Car pour la communauté éducative, il ne fait guère de doute que les « seuils historiques » de l’éducation prioritaire – 25 élèves par classe en maternelle (au lieu de 27), 23 en élémentaire (contre 25) –, sont remis en cause. « Ils servent de référence depuis plus de quinze ans pour préparer la rentrée, mais l’administration fait comme s’ils n’existaient pas », regrette Rachel Schneider, porte-parole du SNUipp-FSU-Créteil.

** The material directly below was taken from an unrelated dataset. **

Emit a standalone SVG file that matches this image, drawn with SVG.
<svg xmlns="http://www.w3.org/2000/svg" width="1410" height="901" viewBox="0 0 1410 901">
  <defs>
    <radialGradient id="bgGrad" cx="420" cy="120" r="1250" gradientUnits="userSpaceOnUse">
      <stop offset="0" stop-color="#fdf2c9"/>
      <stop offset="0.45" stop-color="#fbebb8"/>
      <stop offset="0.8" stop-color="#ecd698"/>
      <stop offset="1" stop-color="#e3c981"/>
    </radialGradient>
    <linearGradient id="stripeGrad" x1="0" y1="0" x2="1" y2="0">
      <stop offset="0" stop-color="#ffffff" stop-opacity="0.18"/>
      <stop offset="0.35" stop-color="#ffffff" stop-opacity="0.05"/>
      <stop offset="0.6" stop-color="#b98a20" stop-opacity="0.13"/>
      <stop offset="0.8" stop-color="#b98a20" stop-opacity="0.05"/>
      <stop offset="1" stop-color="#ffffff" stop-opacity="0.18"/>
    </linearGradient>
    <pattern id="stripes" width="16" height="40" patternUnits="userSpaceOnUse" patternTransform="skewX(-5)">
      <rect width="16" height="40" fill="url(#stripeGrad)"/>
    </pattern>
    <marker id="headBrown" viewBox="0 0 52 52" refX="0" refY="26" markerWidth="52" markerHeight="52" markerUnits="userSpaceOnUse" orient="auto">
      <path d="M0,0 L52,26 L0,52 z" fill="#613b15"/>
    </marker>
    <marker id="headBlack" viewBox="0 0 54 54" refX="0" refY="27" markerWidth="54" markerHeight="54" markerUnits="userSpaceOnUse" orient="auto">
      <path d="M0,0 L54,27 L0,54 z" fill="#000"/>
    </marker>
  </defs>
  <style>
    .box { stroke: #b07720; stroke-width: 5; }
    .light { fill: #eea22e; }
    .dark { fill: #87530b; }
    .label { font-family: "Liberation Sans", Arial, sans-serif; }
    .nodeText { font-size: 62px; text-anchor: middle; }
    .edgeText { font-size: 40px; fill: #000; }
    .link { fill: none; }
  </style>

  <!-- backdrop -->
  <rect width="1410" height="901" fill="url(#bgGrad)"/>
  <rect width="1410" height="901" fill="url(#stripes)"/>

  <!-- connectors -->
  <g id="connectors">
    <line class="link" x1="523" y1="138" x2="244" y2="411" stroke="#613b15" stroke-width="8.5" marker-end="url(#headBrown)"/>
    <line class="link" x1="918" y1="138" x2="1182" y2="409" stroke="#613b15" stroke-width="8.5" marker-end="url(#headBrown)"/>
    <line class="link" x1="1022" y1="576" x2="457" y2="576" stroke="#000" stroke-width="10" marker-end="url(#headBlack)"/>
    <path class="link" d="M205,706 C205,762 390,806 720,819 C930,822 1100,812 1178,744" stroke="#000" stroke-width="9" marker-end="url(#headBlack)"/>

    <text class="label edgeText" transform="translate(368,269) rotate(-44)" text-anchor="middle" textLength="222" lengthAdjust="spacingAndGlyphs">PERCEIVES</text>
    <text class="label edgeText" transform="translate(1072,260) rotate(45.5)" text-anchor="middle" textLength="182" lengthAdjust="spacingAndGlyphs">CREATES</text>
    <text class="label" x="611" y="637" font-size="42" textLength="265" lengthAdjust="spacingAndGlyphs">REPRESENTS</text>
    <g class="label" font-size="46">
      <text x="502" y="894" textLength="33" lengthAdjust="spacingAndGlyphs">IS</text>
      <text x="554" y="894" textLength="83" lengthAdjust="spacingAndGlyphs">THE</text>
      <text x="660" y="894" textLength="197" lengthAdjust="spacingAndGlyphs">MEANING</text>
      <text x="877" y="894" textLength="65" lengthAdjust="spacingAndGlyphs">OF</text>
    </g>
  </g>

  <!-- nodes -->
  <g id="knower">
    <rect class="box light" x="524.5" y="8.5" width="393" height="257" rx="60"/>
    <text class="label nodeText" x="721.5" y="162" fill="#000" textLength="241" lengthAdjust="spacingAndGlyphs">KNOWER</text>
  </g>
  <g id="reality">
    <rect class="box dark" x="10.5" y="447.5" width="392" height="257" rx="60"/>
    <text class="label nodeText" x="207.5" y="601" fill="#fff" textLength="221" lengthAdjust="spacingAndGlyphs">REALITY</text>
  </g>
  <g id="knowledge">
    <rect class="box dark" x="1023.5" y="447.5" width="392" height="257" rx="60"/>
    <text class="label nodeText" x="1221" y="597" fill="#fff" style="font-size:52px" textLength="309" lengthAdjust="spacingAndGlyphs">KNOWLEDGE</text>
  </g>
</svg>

De fait, à la direction académique, on laisse planer le doute : « Il existe bien un repère départemental pour constituer les classes, autour de 24-25 élèves, reconnaît Christian Wassenberg ; on essaie d’y tendre, mais l’évolution démographique dans certains endroits demeure incertaine. » Pour ce haut fonctionnaire, c’est bien la « focalisation sur les effectifs » qui empêche de mesurer l’ampleur du « plan d’action ». « On investit, à la rentrée, 95 emplois pour permettre aux équipes de se concerter, de se former. C’est autant de moyens que nous ne consacrerons pas aux ouvertures de classes et qui bénéficient pourtant, in fine, aux élèves », conclut-il.